Both serving the town for over 40 years, Fire Chief Steven Yetman is set to retire at the end of August and Town Treasurer/Tax Collector Brian Curtin confirmed his retirement will be June 30, 2020.
By order of the agenda, Fire Chief Yetman received his farewell from the Selectmen first. Being a member of the Burlington Fire Department for the past 42 years, Yetman’s service to the community is beyond commendable, and town officials were not shy in letting him know about it.
“[Yetman] has been a class act from the very beginning,” said Town Administrator Paul Sagarino.
Fellow Burlington firefighter, Selectman Michael Runyan acknowledged how much of a “pleasure” it has been “working side-by-side” with Yetman for many years.
“You accomplished so much throughout your time with the department,” remarked Selectman Runyan, noting Yetman’s integral role in the new Fire Station 2 and paramedic program. “We are a model for most fire departments in Eastern Massachusetts, and a lot of that is because of [Yetman].”
Selectman Robert Hogan, who has been retired for the last several years, expressed his best wishes to Yetman in retirement.
“Retirement is everything it is cracked up to be, and I hope you enjoy the hell out of it,” advised Selectman Hogan.
Selectman Chair Joseph Morandi articulated how appreciative he is of Yetman’s patience and tutelage.
“You have been so professional the whole time I have worked with you. Thank you so much for all you have done for this town,” praised Chair Morandi.
Assistant Fire Chief Michael Patterson was formally appointed as the interim fire chief, while candidates are interviewed in the coming months.
Curtin to retire
Town Treasurer/Tax Collector Brian Curtin will also be stepping down from the position he has held for the past 42 years.
Curtin made the announcement official during Monday night’s Selectmen meeting. His retirement has been a topic of conversation since last August, when he halted his retirement plans after professing the time was not right with then-Town Administrator John Petrin retiring this past April. Curtin wanted to ensure Burlington’s Town Government makeover at the administrative level wasn’t too overwhelmed with change.
Seeing that the turnover has been more seamless than expected, Curtin felt the time was right to retire on June 30, 2020, which marks the end of the fiscal year and will allow him to help Town Administrator Paul Sagarino and the Selectmen work on finding his replacement in the next 10 months. Curtin is expected to be on the Selection Committee for this purpose.

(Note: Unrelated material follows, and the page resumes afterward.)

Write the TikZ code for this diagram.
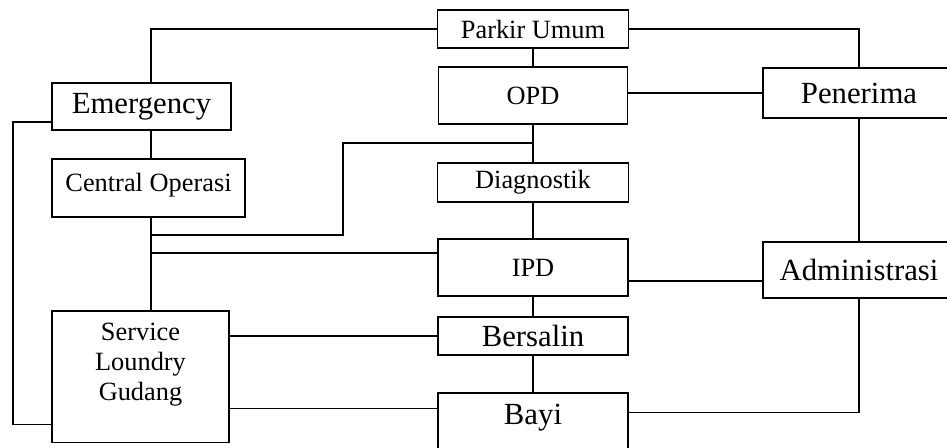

“It has been a distinct honor to serve the residents of this great town,” voiced an emotional Curtin. “This is a difficult decision to leave the position I loved and enjoyed, but I am looking forward to spending more time with my family. However, I want to let the Selectmen know I am committed to helping find my replacement, and I will work on the Selection Committee, so the town can continue its run of great financial success.”
Selectman Chair Joseph Morandi praised Curtin for helping turn Burlington into what it is today.
“I cannot say thank you enough for the job you have done in this town. Forty-two years of hard work, and you are part of the reason the town is where it is today. You have always been humble and true to your word,” lauded Chair Morandi. “Whenever a helping hand was needed, you were always there.”
Town Administrator Sagarino spoke of Curtin’s genuine passion and love for the town he served for 42 years.
“I have never seen a person care more about the town than [Curtin]. All the decisions [Curtin] made were based on what was best for the town and its residents,” applauded Sagarino.
Curtin concluded, “There is no ‘I’ in team when it comes to our Town Government, and that is why Burlington is what it is today.”
Expect updates on the interview process for town treasurer/tax collector candidates in the coming months.